[Start INPUT]
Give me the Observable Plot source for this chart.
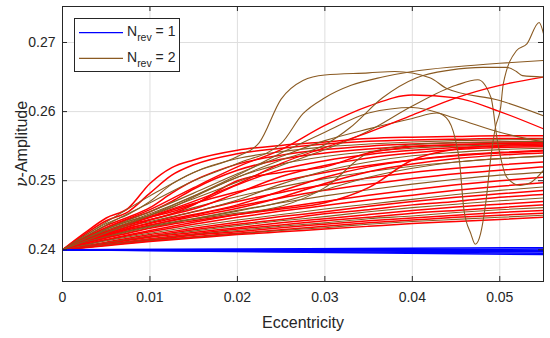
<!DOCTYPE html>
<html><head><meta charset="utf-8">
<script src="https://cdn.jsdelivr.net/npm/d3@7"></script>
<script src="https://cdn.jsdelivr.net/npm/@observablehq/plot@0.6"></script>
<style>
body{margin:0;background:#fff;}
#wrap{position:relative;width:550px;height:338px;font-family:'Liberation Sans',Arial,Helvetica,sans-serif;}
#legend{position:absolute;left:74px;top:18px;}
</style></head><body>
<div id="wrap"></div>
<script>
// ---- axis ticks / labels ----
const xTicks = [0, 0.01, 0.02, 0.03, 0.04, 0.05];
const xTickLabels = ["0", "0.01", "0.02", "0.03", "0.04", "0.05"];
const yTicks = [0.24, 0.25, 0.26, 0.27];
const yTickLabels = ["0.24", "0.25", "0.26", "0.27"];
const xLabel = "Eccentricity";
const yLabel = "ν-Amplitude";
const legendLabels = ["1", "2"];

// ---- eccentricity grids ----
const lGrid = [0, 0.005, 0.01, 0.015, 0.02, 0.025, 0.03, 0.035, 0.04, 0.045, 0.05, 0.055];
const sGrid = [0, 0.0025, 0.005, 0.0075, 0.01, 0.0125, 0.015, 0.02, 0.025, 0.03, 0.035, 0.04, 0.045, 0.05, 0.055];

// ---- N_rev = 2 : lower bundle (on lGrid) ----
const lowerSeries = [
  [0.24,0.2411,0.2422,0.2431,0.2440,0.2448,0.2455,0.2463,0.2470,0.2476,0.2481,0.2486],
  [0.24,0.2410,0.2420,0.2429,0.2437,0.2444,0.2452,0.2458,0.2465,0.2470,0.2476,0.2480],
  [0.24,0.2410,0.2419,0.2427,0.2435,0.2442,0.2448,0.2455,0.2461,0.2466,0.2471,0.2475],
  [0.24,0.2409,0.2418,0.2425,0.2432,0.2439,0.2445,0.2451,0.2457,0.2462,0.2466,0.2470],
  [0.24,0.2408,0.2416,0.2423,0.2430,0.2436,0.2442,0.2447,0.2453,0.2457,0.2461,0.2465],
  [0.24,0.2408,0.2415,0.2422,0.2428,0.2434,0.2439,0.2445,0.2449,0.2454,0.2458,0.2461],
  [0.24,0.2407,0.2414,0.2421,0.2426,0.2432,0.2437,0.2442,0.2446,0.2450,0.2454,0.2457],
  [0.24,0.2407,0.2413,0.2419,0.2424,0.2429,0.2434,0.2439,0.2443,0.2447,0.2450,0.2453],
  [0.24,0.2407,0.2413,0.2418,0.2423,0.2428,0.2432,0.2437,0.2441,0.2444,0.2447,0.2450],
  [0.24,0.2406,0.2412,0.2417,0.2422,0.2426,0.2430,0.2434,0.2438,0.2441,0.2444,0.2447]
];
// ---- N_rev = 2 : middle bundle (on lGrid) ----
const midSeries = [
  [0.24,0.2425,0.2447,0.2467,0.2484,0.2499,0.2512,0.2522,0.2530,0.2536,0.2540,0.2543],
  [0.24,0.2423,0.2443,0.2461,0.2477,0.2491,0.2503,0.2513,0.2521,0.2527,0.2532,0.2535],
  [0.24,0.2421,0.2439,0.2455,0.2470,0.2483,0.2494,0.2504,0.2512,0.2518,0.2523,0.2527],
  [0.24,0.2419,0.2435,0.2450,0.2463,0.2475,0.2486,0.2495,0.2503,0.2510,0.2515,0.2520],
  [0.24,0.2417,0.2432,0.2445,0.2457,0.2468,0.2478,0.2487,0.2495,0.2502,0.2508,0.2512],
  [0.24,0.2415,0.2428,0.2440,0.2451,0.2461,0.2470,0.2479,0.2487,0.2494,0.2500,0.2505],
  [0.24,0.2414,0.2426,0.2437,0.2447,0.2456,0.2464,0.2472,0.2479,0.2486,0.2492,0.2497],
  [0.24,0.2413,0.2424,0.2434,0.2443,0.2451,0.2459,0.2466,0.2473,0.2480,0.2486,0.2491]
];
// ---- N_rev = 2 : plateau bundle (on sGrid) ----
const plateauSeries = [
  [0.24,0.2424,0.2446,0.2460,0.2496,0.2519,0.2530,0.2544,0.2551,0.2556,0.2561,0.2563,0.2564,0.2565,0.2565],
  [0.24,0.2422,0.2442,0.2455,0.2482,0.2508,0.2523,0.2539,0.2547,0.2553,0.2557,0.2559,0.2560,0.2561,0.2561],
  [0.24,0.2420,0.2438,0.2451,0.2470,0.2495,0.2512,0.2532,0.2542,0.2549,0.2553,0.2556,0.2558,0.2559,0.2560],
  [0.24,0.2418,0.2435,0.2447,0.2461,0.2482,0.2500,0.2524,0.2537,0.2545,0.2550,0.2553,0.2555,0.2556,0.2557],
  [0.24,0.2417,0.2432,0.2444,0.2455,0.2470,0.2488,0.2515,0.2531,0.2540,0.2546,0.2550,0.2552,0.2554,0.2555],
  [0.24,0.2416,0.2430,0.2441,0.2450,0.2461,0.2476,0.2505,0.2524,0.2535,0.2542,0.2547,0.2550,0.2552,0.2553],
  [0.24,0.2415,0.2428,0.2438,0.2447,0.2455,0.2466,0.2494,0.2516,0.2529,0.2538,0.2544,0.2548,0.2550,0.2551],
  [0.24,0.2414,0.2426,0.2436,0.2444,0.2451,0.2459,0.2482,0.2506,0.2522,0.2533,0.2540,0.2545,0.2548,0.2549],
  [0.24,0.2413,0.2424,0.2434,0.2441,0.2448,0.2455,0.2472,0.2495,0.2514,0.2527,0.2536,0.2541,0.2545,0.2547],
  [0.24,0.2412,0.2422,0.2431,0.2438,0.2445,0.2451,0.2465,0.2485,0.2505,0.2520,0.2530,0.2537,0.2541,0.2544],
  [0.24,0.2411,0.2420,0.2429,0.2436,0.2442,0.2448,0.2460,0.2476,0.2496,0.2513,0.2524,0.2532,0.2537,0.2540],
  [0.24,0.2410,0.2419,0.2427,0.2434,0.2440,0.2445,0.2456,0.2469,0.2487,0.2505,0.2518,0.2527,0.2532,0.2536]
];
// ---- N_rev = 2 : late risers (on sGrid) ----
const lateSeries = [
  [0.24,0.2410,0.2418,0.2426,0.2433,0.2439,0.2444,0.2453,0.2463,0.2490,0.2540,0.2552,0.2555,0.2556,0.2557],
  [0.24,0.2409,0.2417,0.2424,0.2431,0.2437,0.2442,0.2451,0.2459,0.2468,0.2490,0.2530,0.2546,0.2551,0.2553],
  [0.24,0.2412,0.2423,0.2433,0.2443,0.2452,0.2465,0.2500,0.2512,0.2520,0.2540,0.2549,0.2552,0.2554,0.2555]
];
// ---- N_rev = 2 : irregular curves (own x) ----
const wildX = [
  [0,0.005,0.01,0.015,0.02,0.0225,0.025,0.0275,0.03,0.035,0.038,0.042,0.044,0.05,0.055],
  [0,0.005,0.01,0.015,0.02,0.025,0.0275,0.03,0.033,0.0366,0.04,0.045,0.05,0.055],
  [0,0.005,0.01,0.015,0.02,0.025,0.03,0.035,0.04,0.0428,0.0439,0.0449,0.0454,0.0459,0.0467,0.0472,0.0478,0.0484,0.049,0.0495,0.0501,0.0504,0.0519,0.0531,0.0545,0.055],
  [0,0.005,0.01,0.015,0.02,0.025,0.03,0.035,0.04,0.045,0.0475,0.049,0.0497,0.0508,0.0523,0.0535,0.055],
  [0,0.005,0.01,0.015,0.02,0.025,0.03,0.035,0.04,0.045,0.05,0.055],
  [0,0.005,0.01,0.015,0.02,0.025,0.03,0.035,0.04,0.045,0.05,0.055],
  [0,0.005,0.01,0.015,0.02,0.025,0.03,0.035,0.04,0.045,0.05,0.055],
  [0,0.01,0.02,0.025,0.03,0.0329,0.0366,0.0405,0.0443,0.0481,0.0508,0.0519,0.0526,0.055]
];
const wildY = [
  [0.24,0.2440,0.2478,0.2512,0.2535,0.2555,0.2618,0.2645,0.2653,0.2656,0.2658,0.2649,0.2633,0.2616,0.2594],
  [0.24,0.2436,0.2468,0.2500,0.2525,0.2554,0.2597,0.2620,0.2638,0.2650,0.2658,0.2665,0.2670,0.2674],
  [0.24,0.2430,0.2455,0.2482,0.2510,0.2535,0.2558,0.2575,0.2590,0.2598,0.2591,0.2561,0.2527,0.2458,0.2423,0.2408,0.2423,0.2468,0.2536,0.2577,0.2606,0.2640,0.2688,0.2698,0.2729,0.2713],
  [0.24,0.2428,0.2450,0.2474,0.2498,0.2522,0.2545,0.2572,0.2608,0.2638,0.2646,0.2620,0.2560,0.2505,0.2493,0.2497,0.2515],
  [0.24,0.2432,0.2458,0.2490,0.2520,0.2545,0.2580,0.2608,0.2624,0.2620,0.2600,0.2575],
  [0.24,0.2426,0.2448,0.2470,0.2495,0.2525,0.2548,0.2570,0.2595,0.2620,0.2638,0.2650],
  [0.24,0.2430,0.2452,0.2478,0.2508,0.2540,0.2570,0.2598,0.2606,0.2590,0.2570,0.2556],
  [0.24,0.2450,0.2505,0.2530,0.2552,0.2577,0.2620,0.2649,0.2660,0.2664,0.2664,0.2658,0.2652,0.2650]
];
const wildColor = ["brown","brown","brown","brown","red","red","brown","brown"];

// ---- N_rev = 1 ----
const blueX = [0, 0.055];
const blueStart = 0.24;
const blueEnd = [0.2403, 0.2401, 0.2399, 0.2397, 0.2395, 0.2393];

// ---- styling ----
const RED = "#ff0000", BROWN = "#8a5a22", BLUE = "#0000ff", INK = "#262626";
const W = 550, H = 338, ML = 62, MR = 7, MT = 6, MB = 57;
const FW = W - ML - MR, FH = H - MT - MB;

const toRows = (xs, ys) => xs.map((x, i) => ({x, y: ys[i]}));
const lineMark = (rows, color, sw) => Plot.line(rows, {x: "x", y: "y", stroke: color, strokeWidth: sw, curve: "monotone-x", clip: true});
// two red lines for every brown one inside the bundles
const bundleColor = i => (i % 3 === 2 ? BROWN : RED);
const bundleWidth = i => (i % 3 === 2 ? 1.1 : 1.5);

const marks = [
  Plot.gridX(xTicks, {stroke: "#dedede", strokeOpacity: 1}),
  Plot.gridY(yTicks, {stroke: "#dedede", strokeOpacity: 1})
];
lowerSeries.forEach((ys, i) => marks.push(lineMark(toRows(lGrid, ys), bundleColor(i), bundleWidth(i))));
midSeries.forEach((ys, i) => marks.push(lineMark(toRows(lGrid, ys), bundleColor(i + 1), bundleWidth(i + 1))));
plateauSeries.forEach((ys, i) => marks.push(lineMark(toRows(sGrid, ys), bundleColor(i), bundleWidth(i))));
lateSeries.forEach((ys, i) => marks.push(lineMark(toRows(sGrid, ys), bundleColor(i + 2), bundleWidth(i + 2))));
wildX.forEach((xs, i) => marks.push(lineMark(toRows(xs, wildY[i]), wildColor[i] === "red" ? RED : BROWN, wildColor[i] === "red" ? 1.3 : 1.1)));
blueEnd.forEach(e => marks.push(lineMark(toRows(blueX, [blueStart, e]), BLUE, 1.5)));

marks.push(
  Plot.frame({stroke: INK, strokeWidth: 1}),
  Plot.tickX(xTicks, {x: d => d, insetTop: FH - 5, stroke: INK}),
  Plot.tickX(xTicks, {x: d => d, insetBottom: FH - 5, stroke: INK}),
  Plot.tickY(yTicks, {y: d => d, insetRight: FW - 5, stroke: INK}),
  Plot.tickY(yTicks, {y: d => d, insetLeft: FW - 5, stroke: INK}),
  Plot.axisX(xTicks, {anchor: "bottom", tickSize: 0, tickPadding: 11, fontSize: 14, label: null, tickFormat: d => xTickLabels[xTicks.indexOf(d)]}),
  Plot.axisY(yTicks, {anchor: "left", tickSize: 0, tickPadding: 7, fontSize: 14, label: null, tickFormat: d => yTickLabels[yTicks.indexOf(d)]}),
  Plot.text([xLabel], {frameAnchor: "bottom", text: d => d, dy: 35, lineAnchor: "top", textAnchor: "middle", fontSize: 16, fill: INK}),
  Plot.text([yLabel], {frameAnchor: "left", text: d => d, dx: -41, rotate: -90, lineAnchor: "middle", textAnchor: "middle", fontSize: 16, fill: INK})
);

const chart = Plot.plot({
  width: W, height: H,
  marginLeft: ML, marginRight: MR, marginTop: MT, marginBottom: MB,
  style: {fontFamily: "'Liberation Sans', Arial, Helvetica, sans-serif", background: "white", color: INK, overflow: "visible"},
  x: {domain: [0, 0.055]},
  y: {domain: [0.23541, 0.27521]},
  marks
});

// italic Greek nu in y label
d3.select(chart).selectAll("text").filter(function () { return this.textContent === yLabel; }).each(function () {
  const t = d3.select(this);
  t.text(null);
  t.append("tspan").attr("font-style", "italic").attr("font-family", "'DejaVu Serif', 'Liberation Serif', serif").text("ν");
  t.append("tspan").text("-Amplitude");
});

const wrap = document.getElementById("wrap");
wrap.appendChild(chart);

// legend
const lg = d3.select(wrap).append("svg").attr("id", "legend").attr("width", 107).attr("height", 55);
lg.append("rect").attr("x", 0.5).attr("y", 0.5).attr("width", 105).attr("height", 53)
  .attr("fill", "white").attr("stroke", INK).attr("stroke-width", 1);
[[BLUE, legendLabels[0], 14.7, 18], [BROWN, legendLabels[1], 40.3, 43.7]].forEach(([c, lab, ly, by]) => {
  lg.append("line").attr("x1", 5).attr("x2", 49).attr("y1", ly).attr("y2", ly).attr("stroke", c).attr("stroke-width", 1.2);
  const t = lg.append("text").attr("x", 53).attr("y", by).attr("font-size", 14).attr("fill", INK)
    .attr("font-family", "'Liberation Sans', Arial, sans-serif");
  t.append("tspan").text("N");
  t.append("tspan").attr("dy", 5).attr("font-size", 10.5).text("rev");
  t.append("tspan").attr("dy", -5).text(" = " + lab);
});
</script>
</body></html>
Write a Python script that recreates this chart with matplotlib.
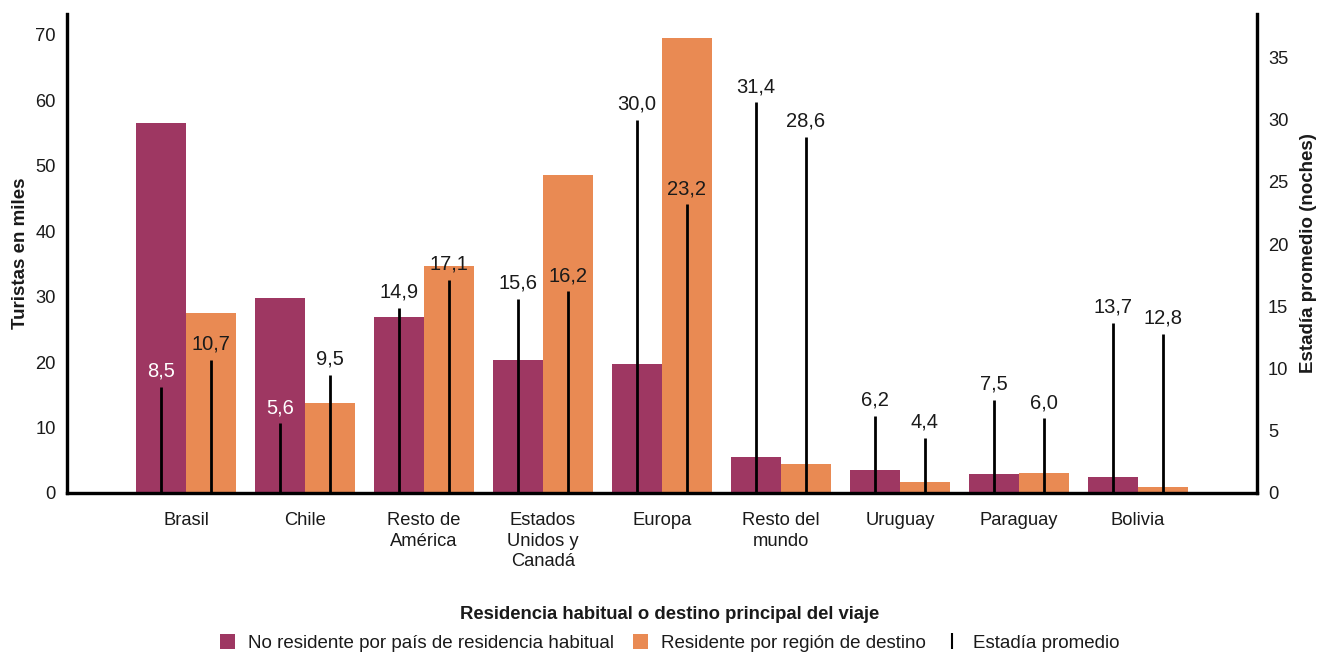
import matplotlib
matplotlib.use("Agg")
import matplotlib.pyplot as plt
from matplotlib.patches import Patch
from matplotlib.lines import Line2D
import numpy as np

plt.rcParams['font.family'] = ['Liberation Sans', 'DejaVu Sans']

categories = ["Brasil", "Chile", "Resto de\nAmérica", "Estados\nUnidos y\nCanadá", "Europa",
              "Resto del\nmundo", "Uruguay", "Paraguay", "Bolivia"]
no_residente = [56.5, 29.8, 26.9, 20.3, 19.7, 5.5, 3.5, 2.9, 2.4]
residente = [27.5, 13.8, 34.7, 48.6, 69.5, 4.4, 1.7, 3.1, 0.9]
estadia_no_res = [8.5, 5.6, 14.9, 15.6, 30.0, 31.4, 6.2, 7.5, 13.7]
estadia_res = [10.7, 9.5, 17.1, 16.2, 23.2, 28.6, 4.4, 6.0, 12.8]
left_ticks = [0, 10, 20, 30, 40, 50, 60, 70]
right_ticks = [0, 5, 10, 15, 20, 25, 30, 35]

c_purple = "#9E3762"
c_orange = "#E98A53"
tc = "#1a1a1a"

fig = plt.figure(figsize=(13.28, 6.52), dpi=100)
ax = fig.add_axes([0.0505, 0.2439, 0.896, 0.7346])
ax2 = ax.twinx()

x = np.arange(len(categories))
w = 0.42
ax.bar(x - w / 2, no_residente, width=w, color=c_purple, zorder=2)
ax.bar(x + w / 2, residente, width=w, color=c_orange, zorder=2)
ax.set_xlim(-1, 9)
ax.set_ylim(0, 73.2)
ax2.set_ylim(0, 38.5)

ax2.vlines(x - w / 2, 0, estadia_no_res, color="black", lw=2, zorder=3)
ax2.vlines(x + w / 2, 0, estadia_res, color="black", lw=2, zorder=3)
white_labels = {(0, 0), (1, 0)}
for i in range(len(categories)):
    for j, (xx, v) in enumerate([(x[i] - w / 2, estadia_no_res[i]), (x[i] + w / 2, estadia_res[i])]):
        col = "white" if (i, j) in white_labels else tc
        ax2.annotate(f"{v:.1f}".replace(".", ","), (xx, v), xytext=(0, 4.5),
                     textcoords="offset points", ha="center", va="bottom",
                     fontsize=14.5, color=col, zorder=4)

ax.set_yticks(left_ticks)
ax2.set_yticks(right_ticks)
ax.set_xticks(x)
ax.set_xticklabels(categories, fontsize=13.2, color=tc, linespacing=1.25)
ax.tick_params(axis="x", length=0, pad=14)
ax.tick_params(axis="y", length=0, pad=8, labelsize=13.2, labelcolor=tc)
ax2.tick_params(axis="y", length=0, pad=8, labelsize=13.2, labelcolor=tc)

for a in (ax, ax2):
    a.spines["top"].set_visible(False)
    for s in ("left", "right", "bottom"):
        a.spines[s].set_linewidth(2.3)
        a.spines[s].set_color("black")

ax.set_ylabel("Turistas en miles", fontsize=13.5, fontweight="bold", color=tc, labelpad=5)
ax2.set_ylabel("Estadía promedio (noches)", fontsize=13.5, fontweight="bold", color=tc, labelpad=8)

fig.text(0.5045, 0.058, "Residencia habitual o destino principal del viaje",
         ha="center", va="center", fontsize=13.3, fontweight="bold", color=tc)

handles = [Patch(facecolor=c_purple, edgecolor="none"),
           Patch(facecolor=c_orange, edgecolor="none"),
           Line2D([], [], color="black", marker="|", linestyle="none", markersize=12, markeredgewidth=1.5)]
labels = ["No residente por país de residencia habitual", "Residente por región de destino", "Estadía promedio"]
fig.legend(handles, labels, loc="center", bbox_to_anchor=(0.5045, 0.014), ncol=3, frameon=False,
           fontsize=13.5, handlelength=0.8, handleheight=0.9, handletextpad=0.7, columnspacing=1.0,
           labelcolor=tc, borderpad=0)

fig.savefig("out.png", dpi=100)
[End INPUT]
* _TASK GOAL_
Your first line is the one with "Write a Python", and your last is the one with "ax2.set_ylim(0, 38.5)". Copy those and every line between them exactly, without any pictures.

* _EXERCISE RESPONSE_
Write a Python script that recreates this chart with matplotlib.
import matplotlib
matplotlib.use("Agg")
import matplotlib.pyplot as plt
from matplotlib.patches import Patch
from matplotlib.lines import Line2D
import numpy as np

plt.rcParams['font.family'] = ['Liberation Sans', 'DejaVu Sans']

categories = ["Brasil", "Chile", "Resto de\nAmérica", "Estados\nUnidos y\nCanadá", "Europa",
              "Resto del\nmundo", "Uruguay", "Paraguay", "Bolivia"]
no_residente = [56.5, 29.8, 26.9, 20.3, 19.7, 5.5, 3.5, 2.9, 2.4]
residente = [27.5, 13.8, 34.7, 48.6, 69.5, 4.4, 1.7, 3.1, 0.9]
estadia_no_res = [8.5, 5.6, 14.9, 15.6, 30.0, 31.4, 6.2, 7.5, 13.7]
estadia_res = [10.7, 9.5, 17.1, 16.2, 23.2, 28.6, 4.4, 6.0, 12.8]
left_ticks = [0, 10, 20, 30, 40, 50, 60, 70]
right_ticks = [0, 5, 10, 15, 20, 25, 30, 35]

c_purple = "#9E3762"
c_orange = "#E98A53"
tc = "#1a1a1a"

fig = plt.figure(figsize=(13.28, 6.52), dpi=100)
ax = fig.add_axes([0.0505, 0.2439, 0.896, 0.7346])
ax2 = ax.twinx()

x = np.arange(len(categories))
w = 0.42
ax.bar(x - w / 2, no_residente, width=w, color=c_purple, zorder=2)
ax.bar(x + w / 2, residente, width=w, color=c_orange, zorder=2)
ax.set_xlim(-1, 9)
ax.set_ylim(0, 73.2)
ax2.set_ylim(0, 38.5)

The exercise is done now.